Work to complete: Restate, exactly and without pictures, the lines from the start of the listing below through the line holding "from matplotlib import font_manager".

○ ○ ○ ○ ○ ○ ○

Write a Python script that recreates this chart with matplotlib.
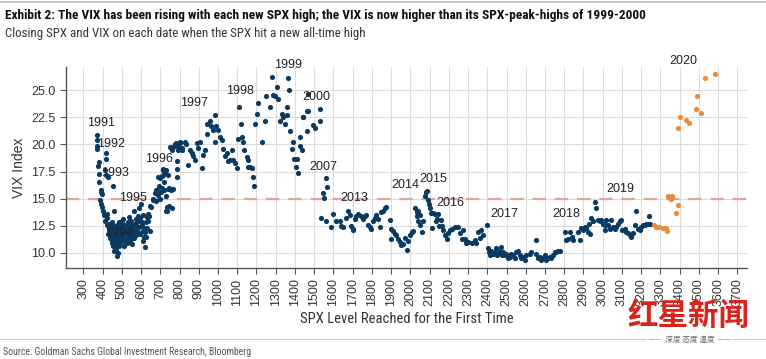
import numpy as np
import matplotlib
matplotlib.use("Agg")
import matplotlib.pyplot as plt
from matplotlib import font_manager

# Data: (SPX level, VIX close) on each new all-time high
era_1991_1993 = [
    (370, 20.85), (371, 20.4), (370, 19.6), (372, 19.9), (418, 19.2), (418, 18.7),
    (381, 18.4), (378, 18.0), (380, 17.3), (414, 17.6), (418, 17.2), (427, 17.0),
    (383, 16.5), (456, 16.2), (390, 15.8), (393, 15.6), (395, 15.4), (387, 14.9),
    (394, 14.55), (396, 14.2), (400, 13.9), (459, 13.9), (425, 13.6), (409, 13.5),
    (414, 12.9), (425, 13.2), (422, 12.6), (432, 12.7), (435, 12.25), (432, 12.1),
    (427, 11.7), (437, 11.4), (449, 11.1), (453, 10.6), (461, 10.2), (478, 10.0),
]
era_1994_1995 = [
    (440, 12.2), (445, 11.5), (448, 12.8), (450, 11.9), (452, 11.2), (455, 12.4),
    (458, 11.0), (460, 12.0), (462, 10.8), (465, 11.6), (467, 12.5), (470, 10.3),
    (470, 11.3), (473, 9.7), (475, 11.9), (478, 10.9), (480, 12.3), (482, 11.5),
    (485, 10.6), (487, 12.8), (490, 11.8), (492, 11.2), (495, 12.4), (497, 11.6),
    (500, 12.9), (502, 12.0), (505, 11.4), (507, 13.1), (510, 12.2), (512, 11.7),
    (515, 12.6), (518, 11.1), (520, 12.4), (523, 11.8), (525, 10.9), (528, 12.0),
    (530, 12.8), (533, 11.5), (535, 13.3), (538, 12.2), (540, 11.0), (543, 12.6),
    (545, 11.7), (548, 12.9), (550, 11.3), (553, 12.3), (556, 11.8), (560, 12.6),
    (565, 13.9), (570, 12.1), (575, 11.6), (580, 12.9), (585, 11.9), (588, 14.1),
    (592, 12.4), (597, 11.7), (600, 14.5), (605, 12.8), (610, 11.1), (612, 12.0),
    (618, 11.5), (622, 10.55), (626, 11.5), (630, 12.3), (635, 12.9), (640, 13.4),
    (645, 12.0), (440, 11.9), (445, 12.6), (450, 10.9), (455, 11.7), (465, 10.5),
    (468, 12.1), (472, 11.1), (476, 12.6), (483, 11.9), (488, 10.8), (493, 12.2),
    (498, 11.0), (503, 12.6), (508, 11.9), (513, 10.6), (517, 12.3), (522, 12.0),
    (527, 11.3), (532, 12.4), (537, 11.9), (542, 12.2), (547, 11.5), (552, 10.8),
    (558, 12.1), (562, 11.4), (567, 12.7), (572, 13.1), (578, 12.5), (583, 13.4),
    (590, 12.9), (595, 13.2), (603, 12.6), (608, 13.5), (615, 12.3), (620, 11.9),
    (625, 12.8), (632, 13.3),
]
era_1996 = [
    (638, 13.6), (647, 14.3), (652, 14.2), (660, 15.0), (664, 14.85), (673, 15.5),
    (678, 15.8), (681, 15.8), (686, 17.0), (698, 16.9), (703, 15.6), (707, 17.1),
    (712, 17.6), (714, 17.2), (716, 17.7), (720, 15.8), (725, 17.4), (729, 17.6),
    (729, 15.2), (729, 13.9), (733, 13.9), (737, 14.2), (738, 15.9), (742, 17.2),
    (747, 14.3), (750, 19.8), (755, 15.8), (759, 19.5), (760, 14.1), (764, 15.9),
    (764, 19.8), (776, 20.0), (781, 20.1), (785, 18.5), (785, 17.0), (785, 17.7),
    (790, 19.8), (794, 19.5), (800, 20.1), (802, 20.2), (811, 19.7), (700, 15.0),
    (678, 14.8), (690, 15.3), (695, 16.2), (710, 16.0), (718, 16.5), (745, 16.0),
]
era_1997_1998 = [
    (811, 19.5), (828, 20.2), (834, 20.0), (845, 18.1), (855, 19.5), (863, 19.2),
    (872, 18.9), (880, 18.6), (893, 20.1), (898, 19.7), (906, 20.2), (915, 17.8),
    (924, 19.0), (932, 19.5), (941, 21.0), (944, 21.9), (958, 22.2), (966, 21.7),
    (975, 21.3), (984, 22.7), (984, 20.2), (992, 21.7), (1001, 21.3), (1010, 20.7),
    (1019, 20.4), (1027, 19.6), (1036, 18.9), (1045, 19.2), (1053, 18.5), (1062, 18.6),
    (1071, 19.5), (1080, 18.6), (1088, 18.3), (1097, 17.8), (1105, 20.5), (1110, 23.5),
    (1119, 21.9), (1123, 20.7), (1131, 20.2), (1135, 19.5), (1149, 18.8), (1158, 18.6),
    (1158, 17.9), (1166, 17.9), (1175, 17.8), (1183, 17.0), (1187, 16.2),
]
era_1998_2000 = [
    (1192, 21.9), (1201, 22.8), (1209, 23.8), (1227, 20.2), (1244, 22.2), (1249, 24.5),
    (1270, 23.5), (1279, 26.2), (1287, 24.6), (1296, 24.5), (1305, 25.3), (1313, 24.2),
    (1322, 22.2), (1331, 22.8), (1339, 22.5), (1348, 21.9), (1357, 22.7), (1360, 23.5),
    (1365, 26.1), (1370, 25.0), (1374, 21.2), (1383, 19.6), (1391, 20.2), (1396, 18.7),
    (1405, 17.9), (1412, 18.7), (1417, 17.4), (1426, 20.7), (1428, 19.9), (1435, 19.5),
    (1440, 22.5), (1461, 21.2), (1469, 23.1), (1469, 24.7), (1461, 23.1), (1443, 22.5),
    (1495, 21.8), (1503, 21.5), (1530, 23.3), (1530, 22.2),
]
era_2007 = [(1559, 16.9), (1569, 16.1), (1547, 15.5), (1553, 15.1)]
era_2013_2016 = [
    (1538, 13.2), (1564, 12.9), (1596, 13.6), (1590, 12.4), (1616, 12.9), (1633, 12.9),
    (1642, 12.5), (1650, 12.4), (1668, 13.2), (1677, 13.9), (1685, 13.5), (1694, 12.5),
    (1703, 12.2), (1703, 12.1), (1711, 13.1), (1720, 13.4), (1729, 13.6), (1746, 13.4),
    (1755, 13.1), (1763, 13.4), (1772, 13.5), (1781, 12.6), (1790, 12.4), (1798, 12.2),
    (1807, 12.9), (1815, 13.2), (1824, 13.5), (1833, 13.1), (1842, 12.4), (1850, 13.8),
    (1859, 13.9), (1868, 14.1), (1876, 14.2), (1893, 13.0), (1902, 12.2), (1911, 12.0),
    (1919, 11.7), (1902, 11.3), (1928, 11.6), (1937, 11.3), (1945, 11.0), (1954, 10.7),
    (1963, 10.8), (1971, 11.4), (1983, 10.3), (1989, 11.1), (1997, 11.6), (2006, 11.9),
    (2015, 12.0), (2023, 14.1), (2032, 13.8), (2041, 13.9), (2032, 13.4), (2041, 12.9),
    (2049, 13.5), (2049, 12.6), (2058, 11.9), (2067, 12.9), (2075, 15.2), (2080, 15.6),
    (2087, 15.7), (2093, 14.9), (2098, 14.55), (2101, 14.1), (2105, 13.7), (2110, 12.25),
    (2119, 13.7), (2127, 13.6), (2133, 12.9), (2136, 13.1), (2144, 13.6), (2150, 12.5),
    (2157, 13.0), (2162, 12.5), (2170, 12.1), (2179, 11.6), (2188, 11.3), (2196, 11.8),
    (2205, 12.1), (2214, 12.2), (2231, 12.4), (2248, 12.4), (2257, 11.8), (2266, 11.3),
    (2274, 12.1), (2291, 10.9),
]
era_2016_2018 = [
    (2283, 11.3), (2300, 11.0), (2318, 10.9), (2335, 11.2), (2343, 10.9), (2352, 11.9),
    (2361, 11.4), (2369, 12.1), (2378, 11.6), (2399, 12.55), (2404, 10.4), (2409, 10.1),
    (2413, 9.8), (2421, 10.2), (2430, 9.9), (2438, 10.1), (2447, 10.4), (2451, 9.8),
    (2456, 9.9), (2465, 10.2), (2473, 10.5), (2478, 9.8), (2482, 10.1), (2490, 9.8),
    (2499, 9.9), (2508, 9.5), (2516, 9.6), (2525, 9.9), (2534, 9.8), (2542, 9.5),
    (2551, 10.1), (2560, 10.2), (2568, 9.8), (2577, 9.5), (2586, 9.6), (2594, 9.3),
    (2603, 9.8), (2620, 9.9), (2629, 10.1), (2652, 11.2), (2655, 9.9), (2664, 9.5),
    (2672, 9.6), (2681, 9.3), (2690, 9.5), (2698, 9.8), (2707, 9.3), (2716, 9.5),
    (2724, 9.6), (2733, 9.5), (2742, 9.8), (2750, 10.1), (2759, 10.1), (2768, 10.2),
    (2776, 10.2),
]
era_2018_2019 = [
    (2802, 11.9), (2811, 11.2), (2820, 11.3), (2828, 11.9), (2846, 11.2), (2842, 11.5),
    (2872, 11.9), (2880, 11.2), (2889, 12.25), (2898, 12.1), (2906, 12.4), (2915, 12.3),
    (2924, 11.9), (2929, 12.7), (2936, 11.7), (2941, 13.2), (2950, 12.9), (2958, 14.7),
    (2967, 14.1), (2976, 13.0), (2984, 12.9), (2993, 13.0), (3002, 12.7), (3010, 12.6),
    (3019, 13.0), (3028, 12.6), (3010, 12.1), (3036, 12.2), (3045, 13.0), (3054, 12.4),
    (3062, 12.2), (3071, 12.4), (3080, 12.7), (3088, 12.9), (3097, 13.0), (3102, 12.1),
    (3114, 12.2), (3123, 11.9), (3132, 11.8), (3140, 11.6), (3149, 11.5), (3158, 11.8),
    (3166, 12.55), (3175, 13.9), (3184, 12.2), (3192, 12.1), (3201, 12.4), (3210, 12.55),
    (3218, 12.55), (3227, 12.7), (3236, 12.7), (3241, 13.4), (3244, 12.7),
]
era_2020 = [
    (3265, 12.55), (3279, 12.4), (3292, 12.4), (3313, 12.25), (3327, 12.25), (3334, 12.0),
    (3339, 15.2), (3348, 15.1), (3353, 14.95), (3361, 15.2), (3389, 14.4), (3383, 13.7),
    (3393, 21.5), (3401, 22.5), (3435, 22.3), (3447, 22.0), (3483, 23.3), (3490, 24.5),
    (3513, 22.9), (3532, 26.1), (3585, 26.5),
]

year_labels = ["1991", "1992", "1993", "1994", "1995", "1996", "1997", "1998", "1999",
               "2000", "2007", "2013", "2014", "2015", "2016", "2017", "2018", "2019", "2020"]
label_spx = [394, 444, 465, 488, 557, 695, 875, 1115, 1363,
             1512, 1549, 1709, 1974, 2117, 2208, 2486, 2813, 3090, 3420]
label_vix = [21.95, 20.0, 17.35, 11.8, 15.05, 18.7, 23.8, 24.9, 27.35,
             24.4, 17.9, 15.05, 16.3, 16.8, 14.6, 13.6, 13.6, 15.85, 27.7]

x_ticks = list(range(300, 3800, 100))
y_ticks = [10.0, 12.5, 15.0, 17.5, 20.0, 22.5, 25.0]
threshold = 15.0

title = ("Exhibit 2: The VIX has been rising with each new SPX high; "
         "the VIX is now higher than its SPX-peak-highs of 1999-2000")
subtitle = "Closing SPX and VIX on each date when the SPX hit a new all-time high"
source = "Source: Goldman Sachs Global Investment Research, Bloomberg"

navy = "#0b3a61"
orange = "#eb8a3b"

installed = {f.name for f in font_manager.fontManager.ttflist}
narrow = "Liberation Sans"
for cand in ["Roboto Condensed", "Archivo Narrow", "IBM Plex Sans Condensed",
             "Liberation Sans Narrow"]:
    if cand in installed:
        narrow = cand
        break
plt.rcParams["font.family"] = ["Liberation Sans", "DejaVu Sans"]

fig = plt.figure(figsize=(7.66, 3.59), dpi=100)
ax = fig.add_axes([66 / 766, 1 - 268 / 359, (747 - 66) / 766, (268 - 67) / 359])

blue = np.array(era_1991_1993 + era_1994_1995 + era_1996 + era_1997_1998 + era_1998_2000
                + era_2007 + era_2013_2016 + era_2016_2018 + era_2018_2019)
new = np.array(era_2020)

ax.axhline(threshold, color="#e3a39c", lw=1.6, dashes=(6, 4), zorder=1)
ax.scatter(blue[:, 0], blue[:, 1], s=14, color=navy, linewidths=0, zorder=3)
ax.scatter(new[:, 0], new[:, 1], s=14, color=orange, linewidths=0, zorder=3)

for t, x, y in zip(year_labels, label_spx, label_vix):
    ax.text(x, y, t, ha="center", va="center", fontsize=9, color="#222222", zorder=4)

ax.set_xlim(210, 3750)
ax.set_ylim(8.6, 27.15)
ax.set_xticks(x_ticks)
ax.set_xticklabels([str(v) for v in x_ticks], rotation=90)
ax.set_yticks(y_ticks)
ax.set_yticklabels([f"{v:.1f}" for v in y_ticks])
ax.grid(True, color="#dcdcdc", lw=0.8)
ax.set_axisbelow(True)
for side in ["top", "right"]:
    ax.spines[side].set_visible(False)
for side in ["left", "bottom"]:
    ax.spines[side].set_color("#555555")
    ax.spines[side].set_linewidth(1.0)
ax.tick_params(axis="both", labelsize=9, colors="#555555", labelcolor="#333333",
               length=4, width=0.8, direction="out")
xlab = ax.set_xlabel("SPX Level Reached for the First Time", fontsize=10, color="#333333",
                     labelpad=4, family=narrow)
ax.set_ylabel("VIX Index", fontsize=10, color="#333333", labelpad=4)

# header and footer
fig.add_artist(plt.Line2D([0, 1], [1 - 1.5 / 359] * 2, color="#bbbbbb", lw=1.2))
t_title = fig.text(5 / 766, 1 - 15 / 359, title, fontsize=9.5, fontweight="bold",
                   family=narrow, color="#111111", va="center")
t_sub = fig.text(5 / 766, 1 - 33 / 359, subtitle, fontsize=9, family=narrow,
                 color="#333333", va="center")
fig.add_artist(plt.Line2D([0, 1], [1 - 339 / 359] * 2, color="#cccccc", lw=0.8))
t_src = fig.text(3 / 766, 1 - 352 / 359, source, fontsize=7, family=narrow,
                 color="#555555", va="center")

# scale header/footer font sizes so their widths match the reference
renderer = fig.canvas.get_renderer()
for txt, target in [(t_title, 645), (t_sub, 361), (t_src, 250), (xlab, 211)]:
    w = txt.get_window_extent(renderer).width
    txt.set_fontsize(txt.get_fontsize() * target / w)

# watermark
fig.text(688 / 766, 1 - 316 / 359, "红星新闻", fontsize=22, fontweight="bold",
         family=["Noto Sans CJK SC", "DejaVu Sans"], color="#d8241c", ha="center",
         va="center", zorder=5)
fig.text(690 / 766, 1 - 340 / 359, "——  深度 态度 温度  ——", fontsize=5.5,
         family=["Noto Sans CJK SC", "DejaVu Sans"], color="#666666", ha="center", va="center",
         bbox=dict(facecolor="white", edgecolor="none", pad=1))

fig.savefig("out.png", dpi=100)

○ ○ ○ ○ ○ ○ ○

Solution:
Write a Python script that recreates this chart with matplotlib.
import numpy as np
import matplotlib
matplotlib.use("Agg")
import matplotlib.pyplot as plt
from matplotlib import font_manager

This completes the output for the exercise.